Soviel kostet eine Zwangsübernachtung in der Ausnüchterungszelle

Trier · Wer eine Nacht in der Ausnüchterungszelle verbringt, soll dafür in Nordrhein-Westfalen künftig zur Kasse gebeten werden. In Rheinland-Pfalz hält die Polizei in solchen Fällen schon die Hand auf – und kassiert mitunter kräftig.

Einen Mann aus Wittlich kam vor fünf Jahren die wohl etwas zu heftige Vatertagssause mit Kumpels teuer zu stehen. Nachbarn des Mannes hatten mehrfach die Polizei gerufen, weil sie sich von der lautstarken Feier gestört fühlten. Nachdem der Wittlicher beim dritten Erscheinen der Polizei aggressiv wurde, nahmen die Beamten den Randalierer kurzerhand mit und steckten ihn - nach Rücksprache mit einem Richter - für eine Nacht in die Zelle. Kein schöner Vatertagsausklang. Einige Zeit später flatterte dem Ruhestörer zudem noch ein Gebührenbescheid ins Haus. Für die sogenannte Ingewahrsamnahme inklusive Reinigung der Zelle stellte das Trierer Polizeipräsidium dem Mann 100 Euro in Rechnung.

Frühstück kostet extra

Kein Einzelfall: Jedes Jahr verschickt das Trierer Präsidium um die 250 Gebührenbescheide wegen Ingewahrsamnahme und Aufenthalts in einer Zelle. Nach Informationen unserer Zeitung stieg die Zahl im vergangenen Jahr mit 276 Fällen auf einen neuen Höchststand. In 45 Fällen wurde den Betroffenen zudem die Reinigung der Zelle oder des Polizeifahrzeugs in Rechnung gestellt. Unterm Strich 28.000 Euro an Gebühren sollten so allein im Bereich des Polizeipräsidiums Trier eingenommen werden. Knapp die Hälfte, 13.321 Euro, wurde allerdings nur überwiesen. Häufig könnten die Gebühren nicht eingetrieben werden, weil viele Betroffene mittellos seien, sagt ein Sprecher des für die Polizei zuständigen Mainzer Innenministers Roger Lewentz. Ähnlich wie in Trier ist die Situation auch in den anderen rheinland-pfälzischen Regionen. Landesweit wurden 2014 wegen Ingewahrsamnahme, Aufenthalts in einer Zelle und Reinigung 143.000 Euro in Rechnung gestellt, doppelt so viel wie vier Jahre zuvor. Immerhin zwei Drittel der Gebühren - rund 100.000 Euro - wurden auch tatsächlich überwiesen. Wer nicht zahlt, muss damit rechnen, dass ein Gerichtsvollzieher versucht, das Geld einzutreiben. Was in Rheinland-Pfalz, Hessen oder Baden-Württemberg seit Jahren Praxis ist, soll nach dem Willen der CDU demnächst auch in Nordrhein-Westfalen gelten. "Wer sich nicht mit Anstand betrinken kann und deshalb Kosten für die Allgemeinheit verursacht, sollte zumindest im Wege einer Gebühr daran beteiligt werden", meint CDU-Fraktionschef Armin Laschet.

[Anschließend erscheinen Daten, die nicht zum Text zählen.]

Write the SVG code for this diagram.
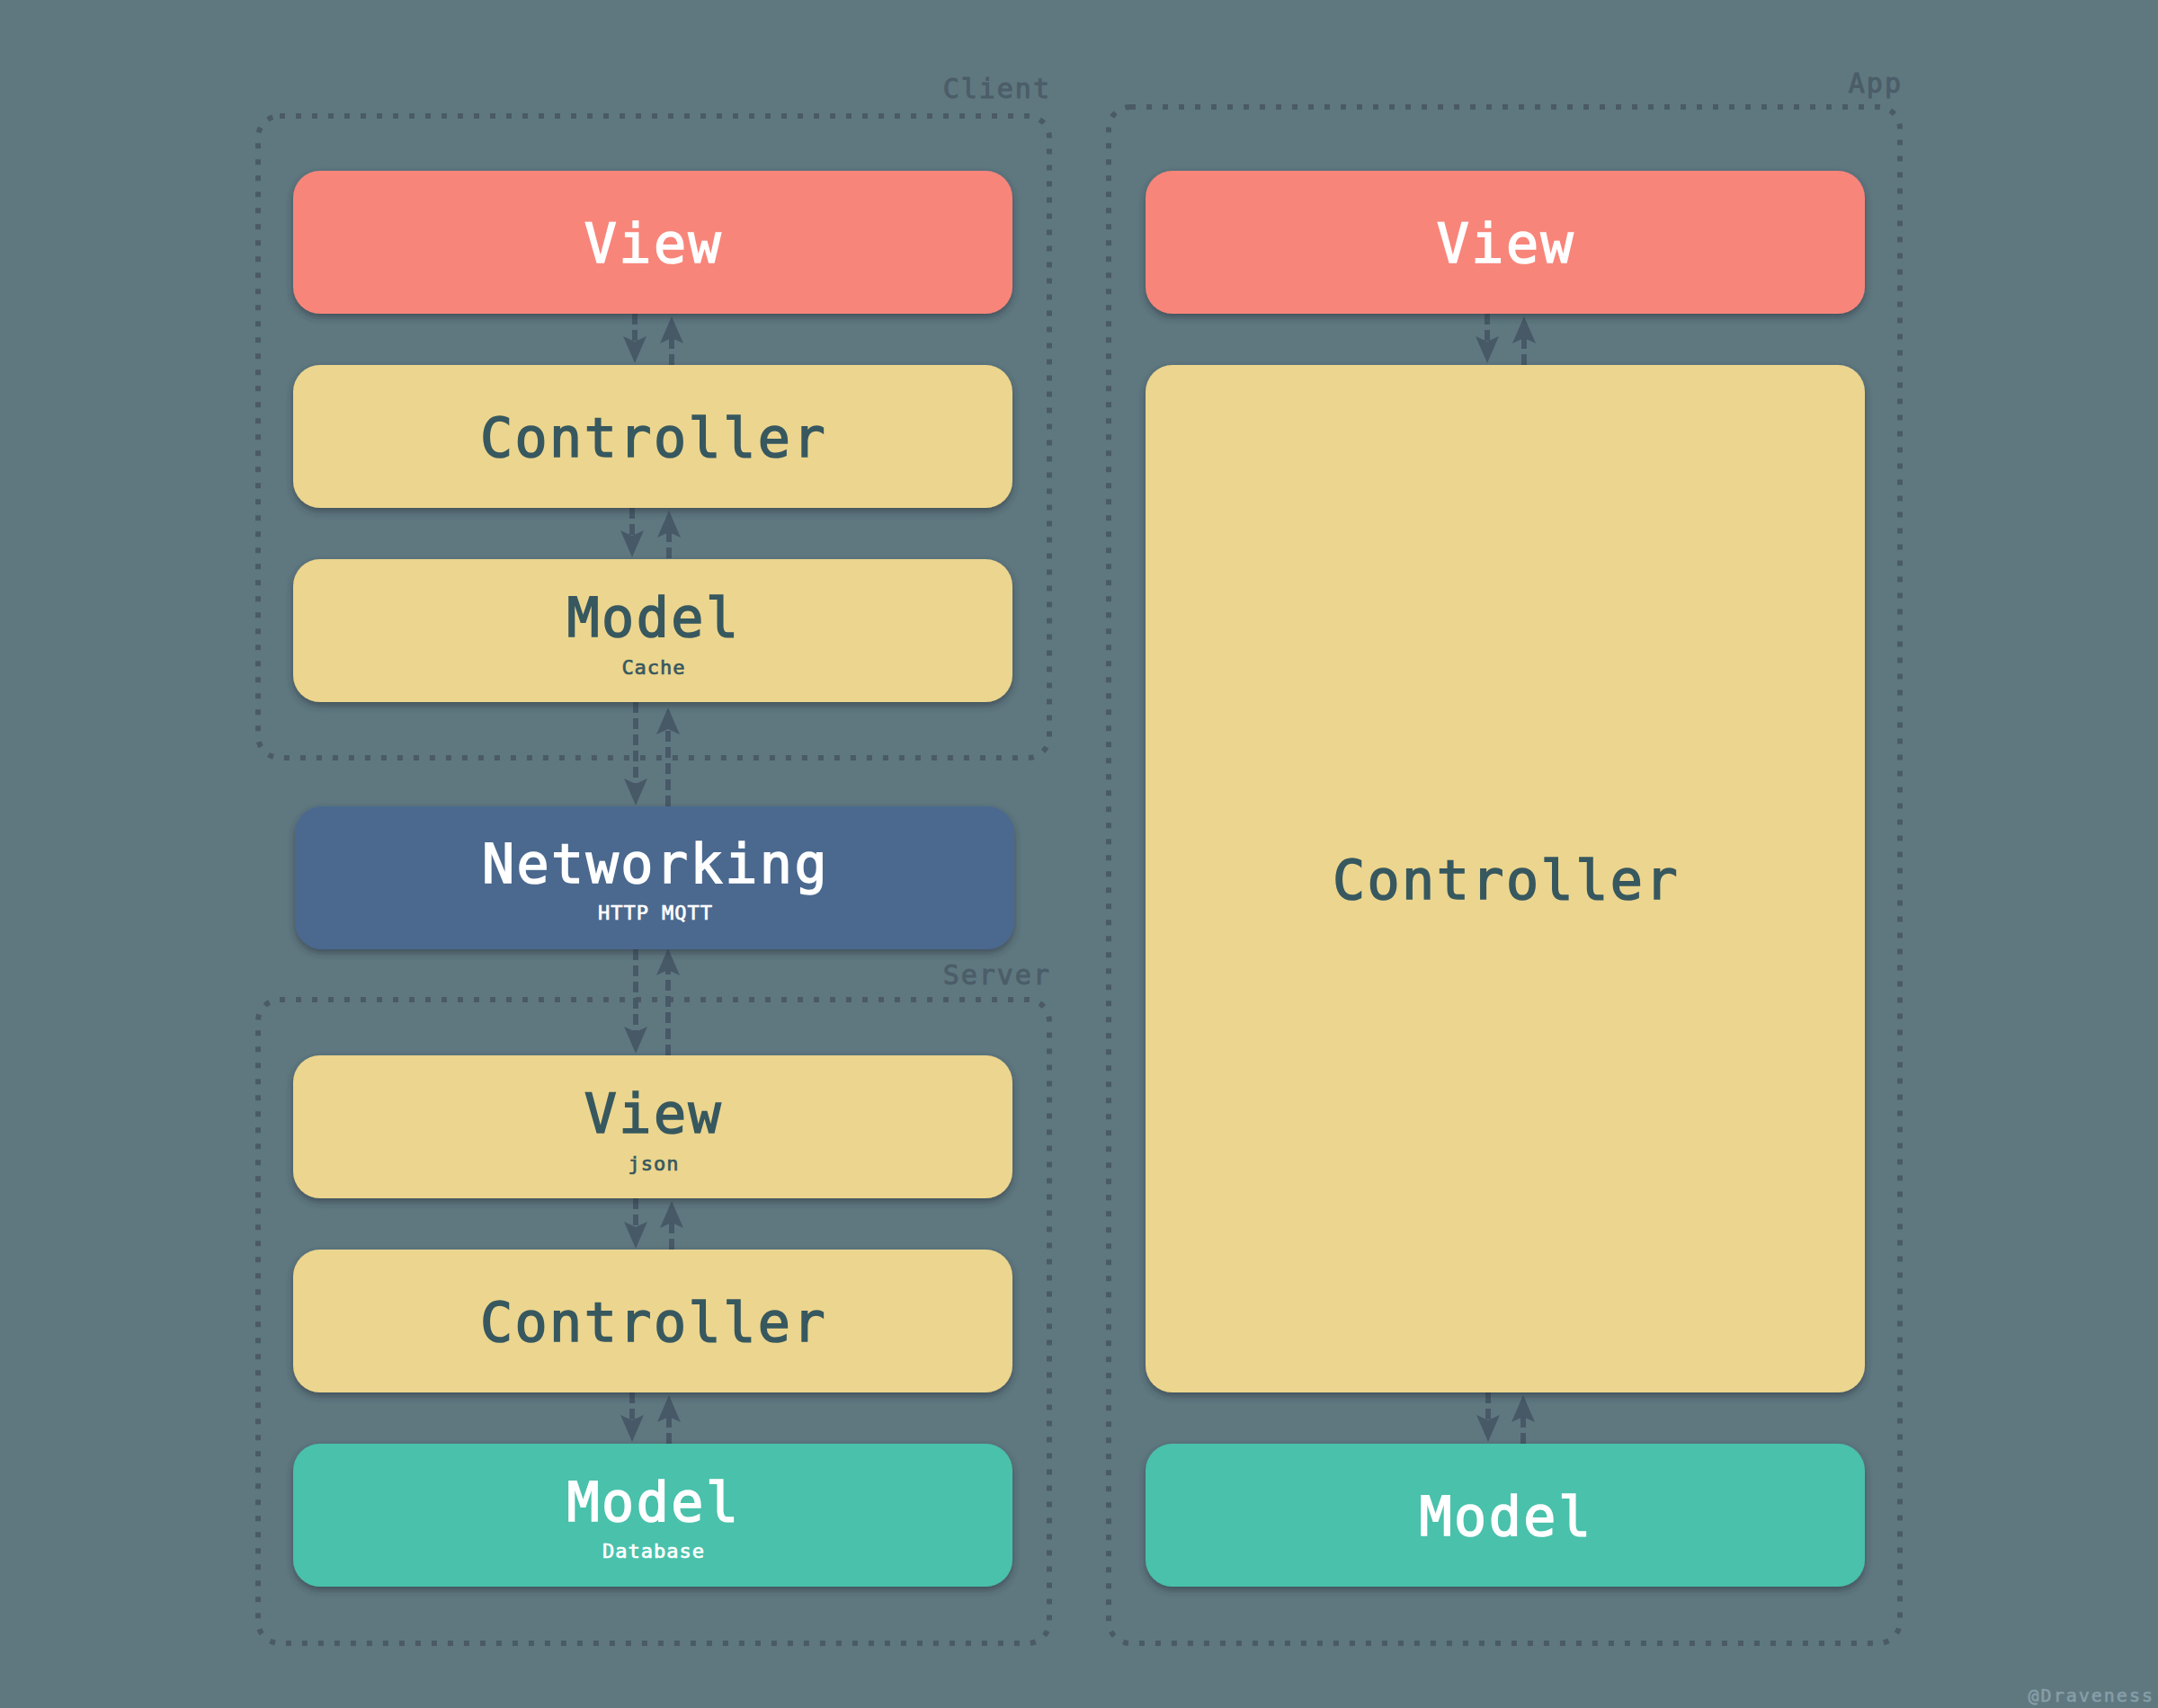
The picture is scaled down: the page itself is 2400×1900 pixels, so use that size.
<svg xmlns="http://www.w3.org/2000/svg" width="2400" height="1900" viewBox="0 0 2400 1900">
  <defs>
    <filter id="shadow" x="-10%" y="-20%" width="120%" height="150%">
      <feDropShadow dx="0" dy="4" stdDeviation="4" flood-color="#25333b" flood-opacity="0.55"/>
    </filter>
    <marker id="arrow" markerUnits="userSpaceOnUse" markerWidth="32" markerHeight="26" viewBox="0 0 32 26" refX="6" refY="13" orient="auto">
      <path d="M0,0 L30,13 L0,26 L6,13 Z" fill="#475967"/>
    </marker>
    <style>
      .group { fill: none; stroke: #4a5b66; stroke-width: 6; stroke-dasharray: 6 12; }
      .glabel { font-family: "DejaVu Sans Mono", "Liberation Mono", monospace; font-size: 30px; letter-spacing: 2px; fill: #4b5d68; stroke: #4b5d68; stroke-width: 1; text-anchor: end; }
      .box { filter: url(#shadow); }
      .red { fill: #f8857a; }
      .yellow { fill: #ecd58e; }
      .teal { fill: #4ac1ab; }
      .blue { fill: #4b698f; }
      .title { font-family: "DejaVu Sans Mono", "Liberation Mono", monospace; font-size: 60px; letter-spacing: 2.5px; text-anchor: middle; stroke-width: 1.6; }
      .sub { font-family: "DejaVu Sans Mono", "Liberation Mono", monospace; font-size: 22px; letter-spacing: 1px; text-anchor: middle; stroke-width: 0.7; }
      .light { fill: #ffffff; stroke: #ffffff; }
      .dark { fill: #37585f; stroke: #37585f; }
      .conn line { stroke: #475967; stroke-width: 6; stroke-dasharray: 12 6; marker-end: url(#arrow); }
      .credit { font-family: "DejaVu Sans Mono", "Liberation Mono", monospace; font-size: 20px; letter-spacing: 2px; fill: #879ea7; stroke: #879ea7; stroke-width: 0.6; text-anchor: end; }
    </style>
  </defs>

  <rect x="0" y="0" width="2400" height="1900" fill="#5f7880"/>

  <!-- group containers -->
  <g id="client-group">
    <rect class="group" x="287" y="129" width="880" height="714" rx="24"/>
    <text class="glabel" x="1169" y="109">Client</text>
  </g>
  <g id="server-group">
    <rect class="group" x="287" y="1112" width="880" height="716" rx="24"/>
    <text class="glabel" x="1169" y="1095">Server</text>
  </g>
  <g id="app-group">
    <rect class="group" x="1233" y="119" width="880" height="1709" rx="24"/>
    <text class="glabel" x="2116" y="103">App</text>
  </g>

  <!-- connectors -->
  <g id="connectors" class="conn">
    <line x1="706" y1="349" x2="706" y2="380"/>
    <line x1="747" y1="406" x2="747" y2="376"/>
    <line x1="703" y1="565" x2="703" y2="596"/>
    <line x1="744" y1="621" x2="744" y2="592"/>
    <line x1="707" y1="781" x2="707" y2="872"/>
    <line x1="743" y1="897" x2="743" y2="811"/>
    <line x1="707" y1="1056" x2="707" y2="1148"/>
    <line x1="743" y1="1174" x2="743" y2="1079"/>
    <line x1="707" y1="1333" x2="707" y2="1365"/>
    <line x1="747" y1="1390" x2="747" y2="1360"/>
    <line x1="703" y1="1549" x2="703" y2="1580"/>
    <line x1="744" y1="1606" x2="744" y2="1576"/>
    <line x1="1654" y1="349" x2="1654" y2="380"/>
    <line x1="1695" y1="406" x2="1695" y2="376"/>
    <line x1="1655" y1="1549" x2="1655" y2="1580"/>
    <line x1="1694" y1="1606" x2="1694" y2="1576"/>
  </g>

  <!-- client nodes -->
  <g id="client-view">
    <rect class="box red" x="326" y="190" width="800" height="159" rx="30"/>
    <text class="title light" x="727" y="292">View</text>
  </g>
  <g id="client-controller">
    <rect class="box yellow" x="326" y="406" width="800" height="159" rx="30"/>
    <text class="title dark" x="727" y="508">Controller</text>
  </g>
  <g id="client-model">
    <rect class="box yellow" x="326" y="622" width="800" height="159" rx="30"/>
    <text class="title dark" x="727" y="708">Model</text>
    <text class="sub dark" x="727" y="750">Cache</text>
  </g>

  <g id="networking">
    <rect class="box blue" x="328" y="897" width="800" height="159" rx="30"/>
    <text class="title light" x="729" y="982">Networking</text>
    <text class="sub light" x="729" y="1023">HTTP MQTT</text>
  </g>

  <!-- server nodes -->
  <g id="server-view">
    <rect class="box yellow" x="326" y="1174" width="800" height="159" rx="30"/>
    <text class="title dark" x="727" y="1260">View</text>
    <text class="sub dark" x="727" y="1302">json</text>
  </g>
  <g id="server-controller">
    <rect class="box yellow" x="326" y="1390" width="800" height="159" rx="30"/>
    <text class="title dark" x="727" y="1492">Controller</text>
  </g>
  <g id="server-model">
    <rect class="box teal" x="326" y="1606" width="800" height="159" rx="30"/>
    <text class="title light" x="727" y="1692">Model</text>
    <text class="sub light" x="727" y="1733">Database</text>
  </g>

  <!-- app nodes -->
  <g id="app-view">
    <rect class="box red" x="1274" y="190" width="800" height="159" rx="30"/>
    <text class="title light" x="1675" y="292">View</text>
  </g>
  <g id="app-controller">
    <rect class="box yellow" x="1274" y="406" width="800" height="1143" rx="30"/>
    <text class="title dark" x="1675" y="1000">Controller</text>
  </g>
  <g id="app-model">
    <rect class="box teal" x="1274" y="1606" width="800" height="159" rx="30"/>
    <text class="title light" x="1675" y="1708">Model</text>
  </g>

  <text class="credit" x="2396" y="1893">@Draveness</text>
</svg>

Rückendeckung bekommt Laschet vom Chef der deutschen Polizeigewerkschaft, Rainer Wendt: "Wir haben in anderen Bundesländern gesehen, dass eine solche Gebühr auch abschreckende Wirkung hat." In der Regel kommt laut Wendt auf die Betroffenen eine Gebühr von unter 100 Euro zu. Das sei sozial vertretbar, "am Tresen haben die meisten mehr Geld gelassen". In Hessen bietet die Polizei "Übernachtungsgästen" nach Angaben des Gewerkschaftsfunktionärs sogar noch ein Frühstück an: "Kostet aber extra."

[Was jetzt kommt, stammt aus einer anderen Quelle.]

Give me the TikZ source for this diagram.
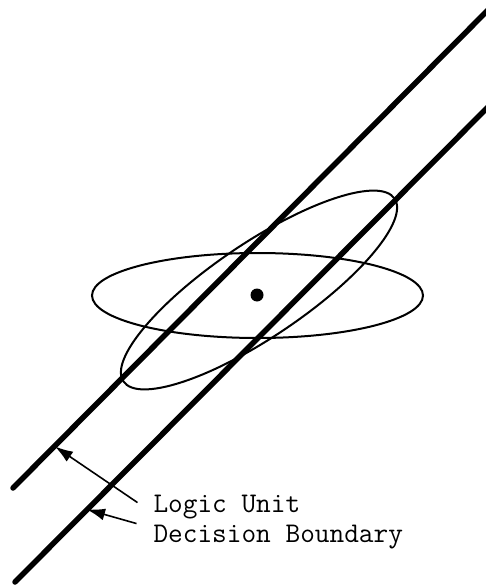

Der fünf Jahre zurückliegende Fall des Wittlicher Vatertagsrandalierers landete übrigens vor dem Verwaltungsgericht, weil der Mann seinen Gebührenbescheid über 100 Euro nicht zahlen wollte. Er muss zahlen, urteilten die Trierer Richter. Wer rechtmäßig in polizeilichen Gewahrsam genommen werde, weil die Begehung einer Straftat oder Ordnungswidrigkeit zu befürchten sei, müsse die mit der Ingewahrsamnahme verbundenen Kosten tragen. Auch die Höhe der Gebühr war nach Meinung der Trierer Verwaltungsrichter nicht zu beanstanden, weil sie sich "im unteren Bereich" bewege.

Extra Polizeigebühren
Was können der unfreiwillige Transport in einem Polizeifahrzeug oder die Nacht in der Ausnüchterungszelle kosten? In Rheinland-Pfalz ist das in einer Landesgebührenverordnung penibel genau geregelt.

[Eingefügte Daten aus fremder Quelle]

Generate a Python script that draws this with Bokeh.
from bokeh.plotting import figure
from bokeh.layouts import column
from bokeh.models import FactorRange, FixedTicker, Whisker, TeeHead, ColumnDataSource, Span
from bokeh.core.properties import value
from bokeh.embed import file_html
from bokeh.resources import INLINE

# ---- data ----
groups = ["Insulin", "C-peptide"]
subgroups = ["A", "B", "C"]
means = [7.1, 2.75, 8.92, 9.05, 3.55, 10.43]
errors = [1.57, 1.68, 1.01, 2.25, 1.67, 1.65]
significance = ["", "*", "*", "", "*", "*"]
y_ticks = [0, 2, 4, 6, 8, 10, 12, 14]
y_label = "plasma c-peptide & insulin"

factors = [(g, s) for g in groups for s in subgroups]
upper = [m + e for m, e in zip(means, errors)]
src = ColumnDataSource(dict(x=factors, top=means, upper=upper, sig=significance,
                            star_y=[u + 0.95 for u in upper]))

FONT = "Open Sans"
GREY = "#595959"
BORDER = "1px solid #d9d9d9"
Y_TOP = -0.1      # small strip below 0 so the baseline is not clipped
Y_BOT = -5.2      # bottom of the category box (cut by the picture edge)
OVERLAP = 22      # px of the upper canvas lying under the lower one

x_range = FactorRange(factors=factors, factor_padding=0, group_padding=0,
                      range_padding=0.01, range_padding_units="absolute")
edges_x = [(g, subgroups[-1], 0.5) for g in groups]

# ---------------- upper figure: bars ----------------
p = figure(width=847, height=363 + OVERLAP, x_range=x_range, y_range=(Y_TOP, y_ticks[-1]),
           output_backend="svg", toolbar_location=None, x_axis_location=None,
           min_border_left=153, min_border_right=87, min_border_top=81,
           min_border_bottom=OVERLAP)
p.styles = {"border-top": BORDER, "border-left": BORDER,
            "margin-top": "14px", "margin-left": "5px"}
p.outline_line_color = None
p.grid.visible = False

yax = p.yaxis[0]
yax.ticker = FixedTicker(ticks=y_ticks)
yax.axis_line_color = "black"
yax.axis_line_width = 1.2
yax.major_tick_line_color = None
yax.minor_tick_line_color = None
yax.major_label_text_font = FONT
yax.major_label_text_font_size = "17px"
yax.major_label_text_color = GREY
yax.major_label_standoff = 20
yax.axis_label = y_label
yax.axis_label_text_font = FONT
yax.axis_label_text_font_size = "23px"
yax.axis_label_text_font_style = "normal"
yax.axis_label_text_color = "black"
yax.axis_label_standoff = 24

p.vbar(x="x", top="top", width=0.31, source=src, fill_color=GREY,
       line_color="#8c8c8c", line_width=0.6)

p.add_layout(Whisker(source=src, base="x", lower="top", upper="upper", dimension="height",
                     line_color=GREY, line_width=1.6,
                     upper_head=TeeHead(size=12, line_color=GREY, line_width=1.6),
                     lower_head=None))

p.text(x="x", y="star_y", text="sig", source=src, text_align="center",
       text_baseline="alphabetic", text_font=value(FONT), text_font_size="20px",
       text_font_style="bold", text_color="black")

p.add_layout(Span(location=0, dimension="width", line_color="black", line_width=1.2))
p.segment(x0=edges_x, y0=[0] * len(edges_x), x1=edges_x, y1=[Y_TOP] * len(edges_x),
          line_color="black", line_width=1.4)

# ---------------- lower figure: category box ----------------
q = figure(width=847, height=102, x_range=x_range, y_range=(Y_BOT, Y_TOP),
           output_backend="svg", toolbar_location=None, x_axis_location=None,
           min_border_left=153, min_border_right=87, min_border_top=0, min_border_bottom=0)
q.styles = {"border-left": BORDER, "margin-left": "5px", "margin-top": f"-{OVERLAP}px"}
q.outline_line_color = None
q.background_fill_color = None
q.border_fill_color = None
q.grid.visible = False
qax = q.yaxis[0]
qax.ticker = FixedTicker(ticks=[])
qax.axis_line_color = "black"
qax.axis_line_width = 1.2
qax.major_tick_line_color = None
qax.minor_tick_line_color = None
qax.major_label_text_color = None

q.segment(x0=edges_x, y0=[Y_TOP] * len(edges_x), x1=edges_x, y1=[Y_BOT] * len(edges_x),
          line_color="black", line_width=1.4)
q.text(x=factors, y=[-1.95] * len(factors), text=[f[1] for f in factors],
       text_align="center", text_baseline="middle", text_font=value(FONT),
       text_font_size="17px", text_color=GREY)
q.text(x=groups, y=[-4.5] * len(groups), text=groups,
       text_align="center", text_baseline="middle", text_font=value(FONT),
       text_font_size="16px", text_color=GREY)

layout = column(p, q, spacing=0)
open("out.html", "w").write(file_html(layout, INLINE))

Die Ingewahrsamnahme einschließlich des Transports in einem Polizeifahrzeug schlägt danach mit zwischen 25 und 255 Euro zu Buche. Etwas einfacher sind die Kosten für den Aufenthalt in einer Ausnüchterungszelle zu berechnen: Je Person und angefangene sechs Stunden werden 15 Euro in Rechnung gestellt. Müssen anschließend Zelle, Polizeifahrzeug oder Dienstkleidung der Beamten gereinigt werden, können von den "Gästen" noch einmal Gebühren zwischen 25 und 255 Euro verlangt werden.